Shadow Treasurer Angus Taylor, who has led the Liberal-National coalition’s attacks on Labor’s performance, said it’s hard to see inflation becoming less of an issue ahead of the next election, no matter when it is held.
“When inflation is raging, there are few other issues that match it,” he said in an interview.
Experience overseas suggests that while inflation jumps around, it can also dissipate quite quickly. After Wednesday’s better-than-expected CPI, money markets shifted to price about a two-in-three chance of an RBA rate cut in December and they’re fully pricing one for February.
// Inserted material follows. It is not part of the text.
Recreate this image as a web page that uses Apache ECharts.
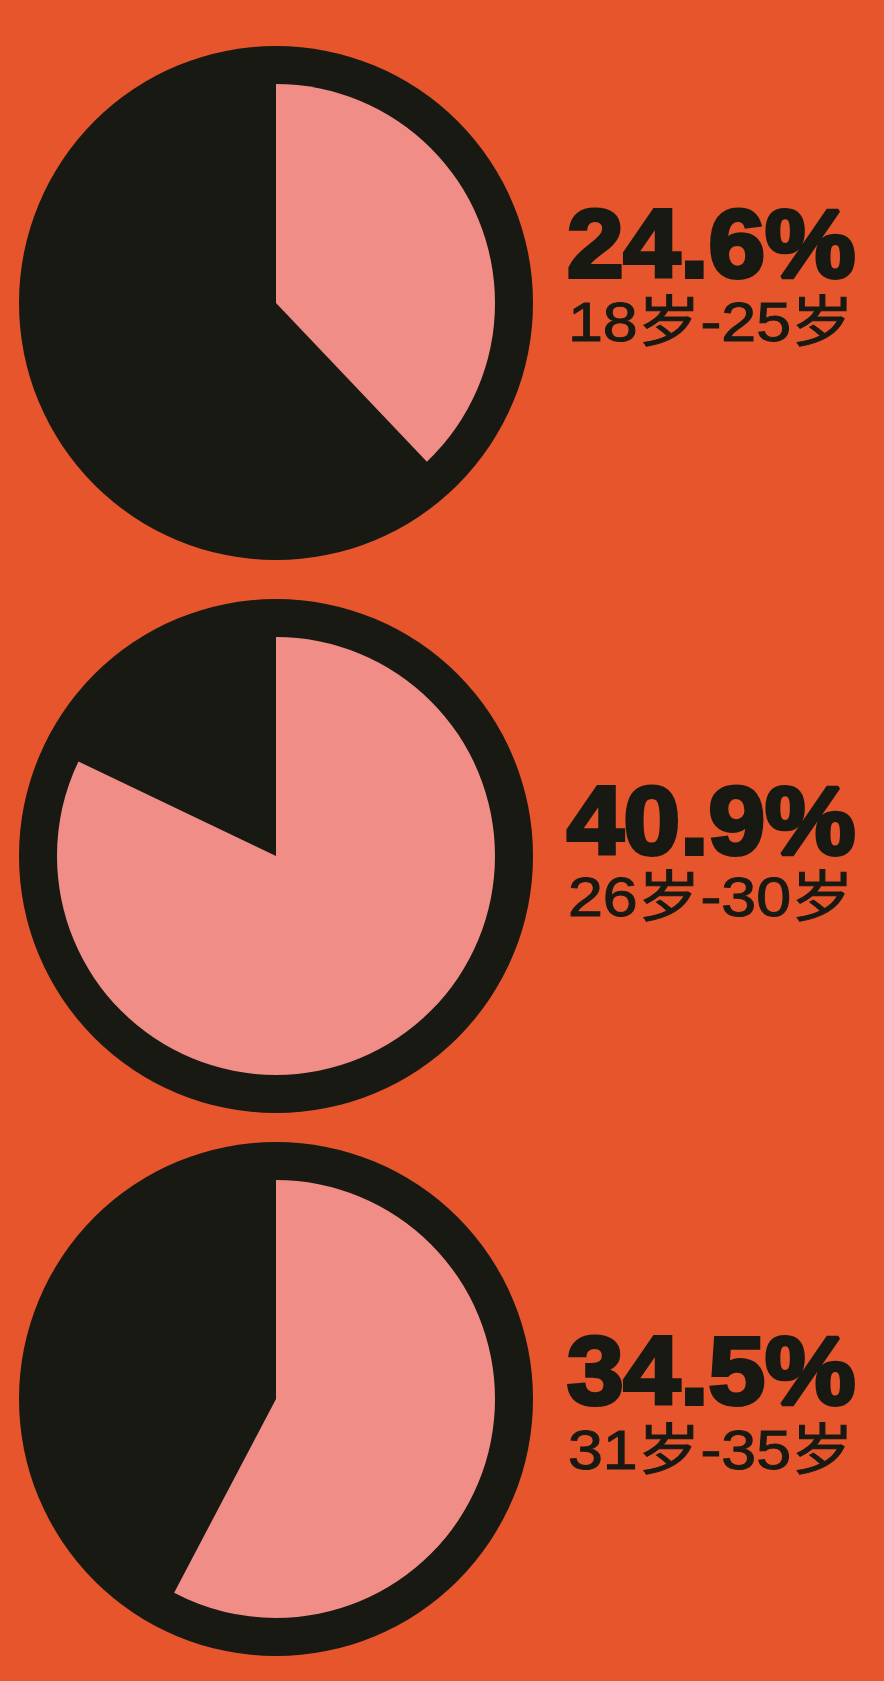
<!DOCTYPE html>
<html>
<head>
<meta charset="utf-8">
<script src="https://cdn.jsdelivr.net/npm/echarts@6/dist/echarts.min.js"></script>
<style>
html, body { margin: 0; padding: 0; background: #e6552c; }
#main { width: 884px; height: 1681px; }
</style>
</head>
<body>
<div id="main"></div>
<script>
// age groups and the share printed next to each disc
const ageGroups = ['18岁-25岁', '26岁-30岁', '31岁-35岁'];
const shareLabels = ['24.6%', '40.9%', '34.5%'];
// pink wedge as drawn in the picture (percent of a full turn)
const wedgeShares = [37.9, 82.1, 57.7];

// layout
const discX = 276;
const discY = [303, 856, 1399];
const pctY = [251, 828, 1378];
const subY = [326, 901, 1454];

const BLACK = '#171912';
const PINK = '#ef8d86';

const series = [];
const graphic = [];

discY.forEach((cy, i) => {
    // black disc
    series.push({
        type: 'pie',
        silent: true,
        animation: false,
        center: [discX, cy],
        radius: [0, 257],
        label: { show: false },
        labelLine: { show: false },
        itemStyle: { color: BLACK, borderWidth: 0 },
        data: [{ value: 1, name: ageGroups[i] + ' bg' }]
    });
    // pink wedge, clockwise from 12 o'clock
    series.push({
        type: 'pie',
        silent: true,
        animation: false,
        center: [discX, cy],
        radius: [0, 219],
        startAngle: 90,
        clockwise: true,
        label: { show: false },
        labelLine: { show: false },
        itemStyle: { borderWidth: 0 },
        data: [
            { value: wedgeShares[i], name: ageGroups[i], itemStyle: { color: PINK } },
            { value: 100 - wedgeShares[i], name: 'rest', itemStyle: { color: 'rgba(0,0,0,0)' } }
        ]
    });

    graphic.push({
        type: 'text',
        x: 567,
        y: pctY[i],
        scaleX: 1.06,
        style: {
            text: shareLabels[i],
            fill: BLACK,
            fontFamily: 'Liberation Sans',
            fontWeight: 'bold',
            fontSize: 96,
            verticalAlign: 'middle',
            stroke: BLACK,
            lineWidth: 4
        }
    });
    graphic.push({
        type: 'text',
        x: 568,
        y: subY[i],
        scaleX: 1.14,
        style: {
            text: ageGroups[i],
            fill: BLACK,
            fontFamily: 'Liberation Sans, Noto Sans CJK SC',
            fontSize: 55,
            verticalAlign: 'middle',
            stroke: BLACK,
            lineWidth: 1
        }
    });
});

const chart = echarts.init(document.getElementById('main'));
chart.setOption({
    backgroundColor: '#e6552c',
    animation: false,
    series: series,
    graphic: graphic
});
</script>
</body>
</html>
“The government would certainly welcome election timing and interest rate cut timing coinciding if it could manage it,” said Alex Joiner, chief economist at IFM Investors, one of the nation’s biggest asset managers. “But that means it will need to call the election as late as possible based on the economic outlook.”
In the event Albanese did go to the polls before year’s end, few lawmakers or experts believe he would consider doing so until after the Queensland election on Oct. 26, when the state Labor government is expected to lose office. That leaves a narrow window for a Dec. 7 or Dec. 14 national vote. Otherwise, it’s 2025.
Mark Kenny at the Australian National University said the government may have misjudged the timetable for bringing inflation under control.
“It has made it quite difficult to marry the political and the economic to bring them into the kind of sync that governments like to, in order to get through electoral tests,” said Kenny, who is director of the Australian Studies Institute. “The government wouldn’t choose to be in the position that it’s in.”